Last year, it joined a consortium to invest in multiplex operator PVR and later reinvested in the firm. Early this year, it also hiked its holding in Kotak Mahindra Bank.
Besides its direct investments in India, it also invests in third-party PE funds as a limited partner (LP). Its Indian LP portfolio includes investments in Multiples Alternate Asset Management and India Value Fund Advisors.
Globally, CPPIB’s assets under management stood at $278.9 billion with investments across asset classes such as public equities, private equities, bonds, private debt, real estate, infrastructure, agriculture and other areas. Last year, its exposure to debt, infrastructure and real estate grew the fastest among all the private investment classes.
In Indian real estate market, it currently has two joint ventures – one each for residential and commercial segment – with Piramal Fund Management (PFM) and Shapporji Pallanji Group, respectively. It has been able to seal only one deal under each platform so far.
Lure for retail assets
The retail segment of the real estate sector has become a hot favourite for global investors lately. The segment seems to be moving out of a long slump and investors are betting on the consumption story that will further drive the growth of malls in India.

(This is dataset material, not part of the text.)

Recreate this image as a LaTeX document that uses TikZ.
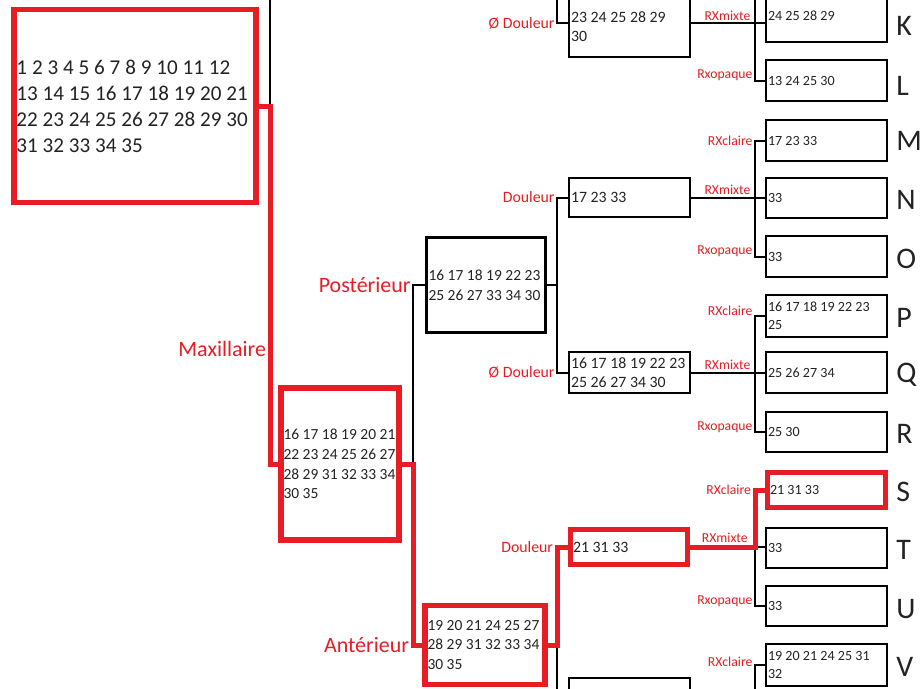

Blackstone Group, which has one of the biggest pools of commercial assets in India, is now lapping up malls as part of its new strategy. It recently bought a 50% stake in Westend Mall in Pune, marking its fourth asset in the asset class. It had set the ball rolling in the segment when it acquired two properties from North-based developer Alpha G:Corp.
Sovereign wealth fund GIC bought around 50% stake in Viviana Mall from Sheth Developers for around Rs 1,000 crore early this year.